Starting at the first line of the data, print each line verbatim up to and including the line bearing "var baseline = 100;", omitting pictures.

------------------------------------------------------------------------

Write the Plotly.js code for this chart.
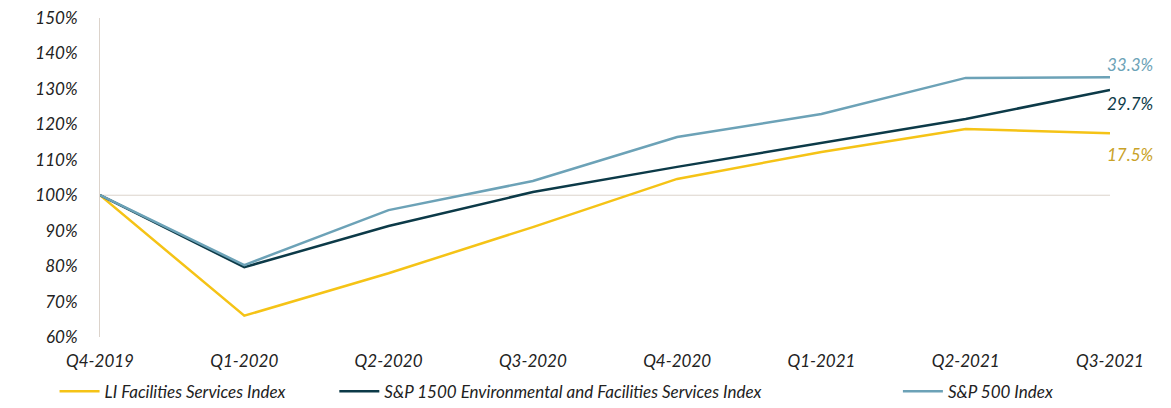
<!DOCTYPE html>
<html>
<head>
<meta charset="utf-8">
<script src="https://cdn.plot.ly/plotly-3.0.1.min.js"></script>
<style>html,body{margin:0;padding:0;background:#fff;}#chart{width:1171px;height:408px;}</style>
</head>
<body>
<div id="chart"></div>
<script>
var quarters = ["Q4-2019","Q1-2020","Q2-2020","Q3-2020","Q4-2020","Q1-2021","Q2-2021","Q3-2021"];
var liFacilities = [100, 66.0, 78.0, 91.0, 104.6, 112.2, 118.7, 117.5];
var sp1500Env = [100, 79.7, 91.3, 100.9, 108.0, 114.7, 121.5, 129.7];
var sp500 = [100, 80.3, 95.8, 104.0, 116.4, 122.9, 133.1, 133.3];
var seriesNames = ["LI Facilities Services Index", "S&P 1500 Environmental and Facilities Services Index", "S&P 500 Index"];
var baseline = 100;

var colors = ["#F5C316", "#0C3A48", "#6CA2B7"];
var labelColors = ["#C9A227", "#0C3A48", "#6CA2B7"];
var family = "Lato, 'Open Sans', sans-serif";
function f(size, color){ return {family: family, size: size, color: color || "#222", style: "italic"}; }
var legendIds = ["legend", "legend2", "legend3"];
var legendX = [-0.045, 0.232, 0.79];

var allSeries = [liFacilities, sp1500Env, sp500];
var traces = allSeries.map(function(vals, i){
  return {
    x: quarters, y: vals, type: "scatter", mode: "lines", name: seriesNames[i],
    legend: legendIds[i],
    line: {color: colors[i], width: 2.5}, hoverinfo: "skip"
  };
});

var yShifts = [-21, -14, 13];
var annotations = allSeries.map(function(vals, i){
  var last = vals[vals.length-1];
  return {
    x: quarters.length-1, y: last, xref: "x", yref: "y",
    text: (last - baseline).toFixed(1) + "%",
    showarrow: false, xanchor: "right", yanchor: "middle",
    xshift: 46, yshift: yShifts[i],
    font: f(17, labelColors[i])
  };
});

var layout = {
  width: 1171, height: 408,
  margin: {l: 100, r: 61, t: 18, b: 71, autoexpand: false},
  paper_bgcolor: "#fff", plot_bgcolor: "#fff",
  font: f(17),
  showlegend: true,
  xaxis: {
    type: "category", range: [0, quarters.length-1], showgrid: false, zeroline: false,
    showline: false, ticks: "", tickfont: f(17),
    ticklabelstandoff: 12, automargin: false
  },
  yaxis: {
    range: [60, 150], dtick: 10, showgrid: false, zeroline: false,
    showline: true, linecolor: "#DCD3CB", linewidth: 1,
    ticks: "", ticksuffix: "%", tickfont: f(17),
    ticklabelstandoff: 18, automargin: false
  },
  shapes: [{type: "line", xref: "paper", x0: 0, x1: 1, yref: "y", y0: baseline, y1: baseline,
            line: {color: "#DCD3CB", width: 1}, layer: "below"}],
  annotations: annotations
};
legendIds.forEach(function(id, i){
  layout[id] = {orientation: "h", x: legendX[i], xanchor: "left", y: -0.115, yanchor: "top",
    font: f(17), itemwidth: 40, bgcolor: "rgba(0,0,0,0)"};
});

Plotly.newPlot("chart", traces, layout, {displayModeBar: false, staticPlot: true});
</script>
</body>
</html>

------------------------------------------------------------------------

**Answer below**:
Write the Plotly.js code for this chart.
<!DOCTYPE html>
<html>
<head>
<meta charset="utf-8">
<script src="https://cdn.plot.ly/plotly-3.0.1.min.js"></script>
<style>html,body{margin:0;padding:0;background:#fff;}#chart{width:1171px;height:408px;}</style>
</head>
<body>
<div id="chart"></div>
<script>
var quarters = ["Q4-2019","Q1-2020","Q2-2020","Q3-2020","Q4-2020","Q1-2021","Q2-2021","Q3-2021"];
var liFacilities = [100, 66.0, 78.0, 91.0, 104.6, 112.2, 118.7, 117.5];
var sp1500Env = [100, 79.7, 91.3, 100.9, 108.0, 114.7, 121.5, 129.7];
var sp500 = [100, 80.3, 95.8, 104.0, 116.4, 122.9, 133.1, 133.3];
var seriesNames = ["LI Facilities Services Index", "S&P 1500 Environmental and Facilities Services Index", "S&P 500 Index"];
var baseline = 100;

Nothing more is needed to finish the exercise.